ASPIRASIKU - Kekurangan pasokan energi di Indonesia masih terjadi. Pemerintah secara rutin melakukan impor untuk menutupi kebutuhan energi, terutama minyak dan gas (migas).
Sumber daya energi yang ada di Indonesia belum mampu mencapai swasembada, sehingga butuh pasokan dari luar negeri.
Berdasarkan data Badan Pusat Statistik (BPS), pada Januari hingga Agustus 2022, Indonesia telah mengimpor hasil minyak sebesar 16,53 juta ton seharga US$16,53 juta setara Rp248 triliun.
Kemudian impor minyak mentah 9,77 juta ton seharga US$7,51 miliar setara Rp112 triliun. Sementara nilai impor LPG mencapai US$ 4,09 miliar atau sekitar Rp58,5 triliun.

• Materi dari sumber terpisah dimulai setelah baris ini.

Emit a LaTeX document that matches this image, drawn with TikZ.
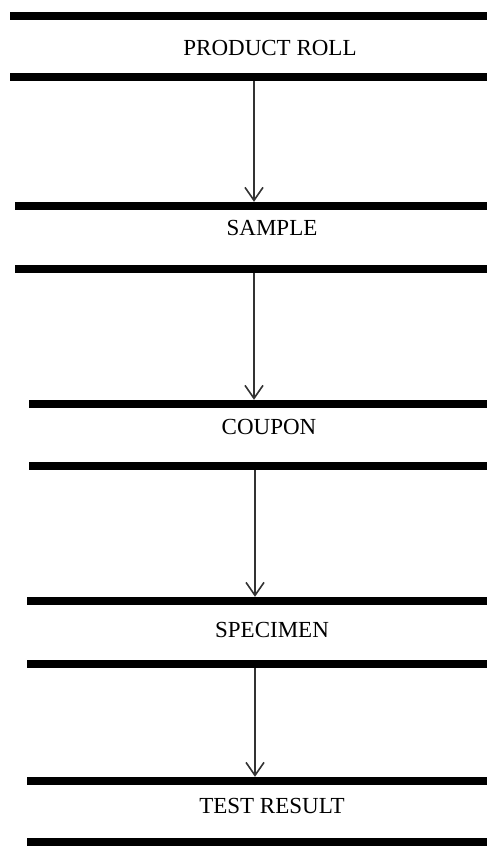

Di sisi lain, pemerintah juga direpotkan dengan anggaran kompensasi dan subsidi energi yang sangat besar. Maka pada 3 September 2022, pemerintah Indonesia terpaksa menaikkan harga Bahan Bakar Minyak (BBM) jenis Solar, Pertalite dan Pertamax.
Kenaikan harga BBM ini jadi pilihan terakhir lantaran subsidi energi yang semakin menguras APBN. Dari data Kementerian Keuangan RI, anggaran kompensasi dan subsidi energi tahun 2022 mencapai Rp502,4 triliun.

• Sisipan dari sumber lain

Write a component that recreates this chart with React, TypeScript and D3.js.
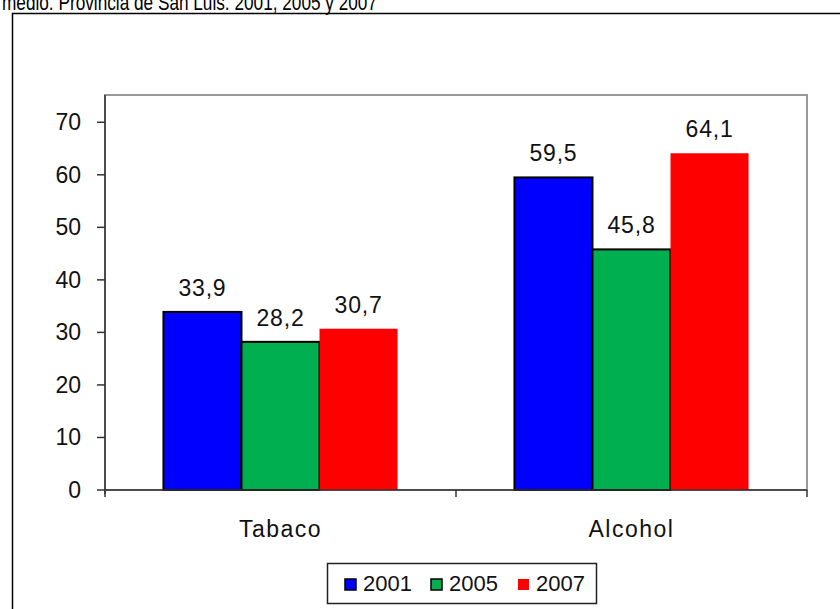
import React from 'react';
import * as d3 from 'd3';

const categories = ['Tabaco', 'Alcohol'];
const years = ['2001', '2005', '2007'];
const v2001 = [33.9, 59.5];
const v2005 = [28.2, 45.8];
const v2007 = [30.7, 64.1];
const yTicks = [0, 10, 20, 30, 40, 50, 60, 70];
const colors = ['#0000ff', '#00b050', '#ff0000'];
const stroked = [true, true, false];

const W = 840;
const H = 609;
const font = '"Liberation Sans", Arial, sans-serif';

const App: React.FC = () => {
    const series = [v2001, v2005, v2007];
    const left = 105, right = 807, top = 96, bottom = 490;

    const x0 = d3.scaleBand().domain(categories).range([left, right]).paddingInner(0.333).paddingOuter(0.1665);
    const x1 = d3.scaleBand().domain(years).range([0, x0.bandwidth()]);
    const y = d3.scaleLinear().domain([0, 75]).range([bottom, top]);

    const fmt = (v: number) => v.toFixed(1).replace('.', ',');

    return (
        <svg width={W} height={H} style={{ position: 'absolute', left: 0, top: 0, background: '#fff' }} fontFamily={font}>
            {/* título cortado arriba */}
            <text x={2} y={10} fontSize={22} textLength={375} lengthAdjust="spacingAndGlyphs">medio. Provincia de San Luis. 2001, 2005 y 2007</text>

            {/* marco exterior */}
            <rect x={12.5} y={13.5} width={W} height={H} fill="none" stroke="#000" strokeWidth={1.5} />

            {/* área de trazado */}
            <rect x={left} y={top - 1} width={right - left} height={bottom - top + 1} fill="none" stroke="#999" strokeWidth={2} />

            {/* barras */}
            {categories.map((c, ci) => (
                <g key={c} transform={`translate(${x0(c)},0)`}>
                    {years.map((yr, si) => {
                        const v = series[si][ci];
                        const bx = x1(yr)!;
                        return (
                            <g key={yr}>
                                <rect
                                    x={bx}
                                    y={y(v)}
                                    width={x1.bandwidth()}
                                    height={bottom - y(v)}
                                    fill={colors[si]}
                                    stroke={stroked[si] ? '#000' : 'none'}
                                    strokeWidth={2}
                                />
                                <text x={bx + x1.bandwidth() / 2} y={y(v) - 16} textAnchor="middle" fontSize={23} letterSpacing={0.8} fill="#111">{fmt(v)}</text>
                            </g>
                        );
                    })}
                </g>
            ))}

            {/* eje y */}
            <line x1={left} x2={left} y1={top - 1} y2={bottom + 4} stroke="#333" strokeWidth={1.5} />
            {yTicks.map(t => (
                <g key={t}>
                    <line x1={left - 8} x2={left} y1={y(t)} y2={y(t)} stroke="#333" strokeWidth={1.5} />
                    <text x={81} y={y(t) + 8} textAnchor="end" fontSize={23} fill="#111">{t}</text>
                </g>
            ))}

            {/* eje x */}
            <line x1={left} x2={right} y1={bottom} y2={bottom} stroke="#333" strokeWidth={1.5} />
            {[left, (left + right) / 2, right].map((tx, i) => (
                <line key={i} x1={tx} x2={tx} y1={bottom} y2={bottom + 7} stroke="#333" strokeWidth={1.5} />
            ))}
            {categories.map(c => (
                <text key={c} x={x0(c)! + x0.bandwidth() / 2} y={537} textAnchor="middle" fontSize={23} letterSpacing={1.5} fill="#111">{c}</text>
            ))}

            {/* leyenda */}
            <rect x={327.5} y={563.5} width={269} height={40} fill="#fff" stroke="#222" strokeWidth={1.5} />
            {years.map((yr, i) => {
                const lx = [345, 431, 518][i];
                return (
                    <g key={yr}>
                        <rect x={lx} y={579} width={11} height={11} fill={colors[i]} stroke={stroked[i] ? '#000' : 'none'} strokeWidth={1.5} />
                        <text x={lx + 18} y={591} fontSize={22} fill="#111">{yr}</text>
                    </g>
                );
            })}
        </svg>
    );
};

export default App;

Setelah menaikkan harga BBM, pemerintah menargetkan anggaran subsidi energi turun menjadi Rp212 triliun di tahun 2023. Itu artinya setiap tahun negara harus mengeluarkan anggaran hingga ratusan triliun untuk memenuhi kebutuhan energi.
Sayangnya subsidi yang nilainya fantastis ini tidak tepat sasaran, karena lebih dari 70 persen justru jatuh di tangan masyarakat mampu. Belum lagi progam subsidi masih sulit menjangkau masyarakat di wilayah Tertinggal, Terdepan, Terluar (3T).
Harga migas yang terus melambung menjadi beban bagi masyarakat, terutama warga miskin. Sementara kondisi global yang tak menentu masih terus mempengaruhi ketersediaan dan harga migas dunia.
Padahal untuk memenuhi kebutuhan energi, ada banyak sumber yang murah dan melimpah di sekitar kita, yaitu Energi Baru Terbarukan (EBT).
Untuk itu kita perlu melihat kembali potensi energi yang selama ini sudah tersedia tapi terabaikan. Salah satunya adalah biogas dari kotoran sapi. Di Provinsi Lampung potensi biogas sangat besar karena di tiap kabupaten/kota punya jumlah ternak sapi yang sangat besar.
Salah satu desa yang telah sukses mengolahan kotoran sapi menjadi energi biogas adalah Desa Wawasan, Kecamatan Tanjung Sari, Kabupaten Lampung Selatan.
Pengolahan ini berhasil membuat warga desa Wawasan mandiri energi. Inovasi ini seharusnya bisa diterapkan di desa-desa lainnya yang memiliki ternak untuk mencapai kemandirian energi.
Lantas seberapa besar potensi biogas di Provinsi Lampung? dan bagaimana dampaknya pada kemandirian energi di desa-desa? Dari esai ini kita akan mengetahui bahwa kotoran sapi yang sering dianggap sebagai sumber pencemaran lingkungan justru bisa menjadi solusi mengatasi permasalahan energi.
PENGOLAHAN KOTORAN SAPI JADI ENERGI BIOGAS
Bau dan kotor, mungkin itulah yang pertama kali terlintas di benak kita saat mendengar kotoran sapi. Tapi di Desa Wawasan Lampung Selatan, kotoran sapi menjadi sumber inovasi yang membuat warga bisa memenuhi kebutuhan energi secara mandiri.